The SEC has admitted in the past to being hamstrung by budget limitations, as has the CFTC, in its attempt to detect fraud and market anomalies. In the UK, the Financial Services Authority likened the struggle to "chasing a Ferrari whilst riding a bicycle." I have mentioned before (http://tinyurl.com/36yp2cc) that regulators have fallen behind in scrutinizing the markets because they are at the mercy of annual budgets set by painful negotiations with Congress. The regulators have been at a disadvantage and are now running to catch up.

 

Regulators are now working on new rules under the Dodd-Frank Act anti-manipulation and anti-fraud provisions that will give them greater powers to pursue and enforce lawbreakers.

•            Section 753 of the Dodd-Frank Act significantly expands the CFTC's authority to pursue fraudsters and market manipulators in OTC and exchange-traded swaps, commodity and futures contracts.

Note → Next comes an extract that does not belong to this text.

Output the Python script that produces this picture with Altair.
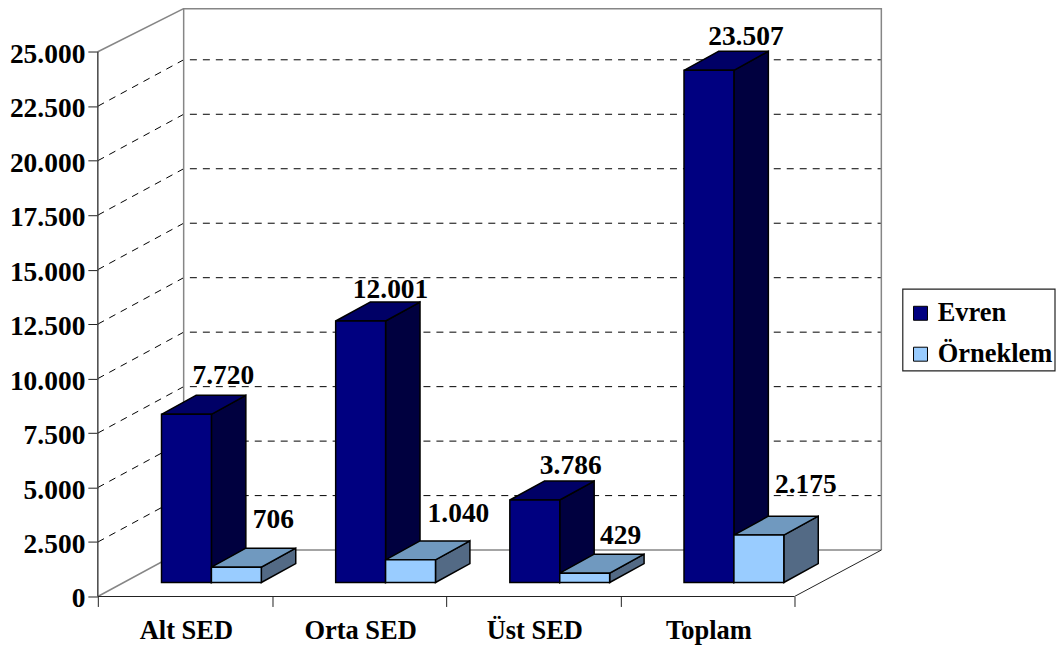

•            Section 763(g) says that the SEC has authority to pursue fraud, deception, and manipulative conduct in connection with security-based swaps.

 

The new rules may help the SEC and CFTC to enforce the law, but there are many other obstacles preventing them from catching market manipulation, fraud or fat fingered trading errors before they damage the markets. Cross-firm communication is clearly one. A lack of oversight, central monitoring and surveillance capabilities are others.

 

Wall Street banks and hedge funds pour vast amounts of money into hiring the best quantitative analysts to work for them and buying the latest and greatest technology. Regulators cannot match the investments made by the industry they are supposed to police.

 

There is a solution. Market surveillance and monitoring technology exists that can 'see' major price and volume spikes in particular instruments, how often they happen and maybe even why, and whether a pattern in market behavior caused them. Such monitoring can flag up liquidity concerns and monitor how liquidity moves across venues, which is highly relevant to the flash crash. Monitoring can also spot unusual patterns that might be triggered by rogue algos or rogue traders. In these scenarios, key information can appear on real-time dashboards, or heat maps, showing the "hotness" of particular instruments or potential worrying patterns. Intelligent algorithms can detect when patterns repeat themselves, possibly signaling a problem or trend. These algos can be programmed to 'learn' from scenarios, whereby they can be encoded so that the detection, alerting and response to such a scenario can be automated.

 

According to the Center for Responsive Politics, the army of Wall Street lobbyists is growing exponentially (http://tinyurl.com/3aydrpe) and marching to Washington in an attempt to temper the Dodd-Frank bill. No matter how much the bill changes in the future, regulators will still be responsible for making the markets safe for investors. Regulators will need technology on their side.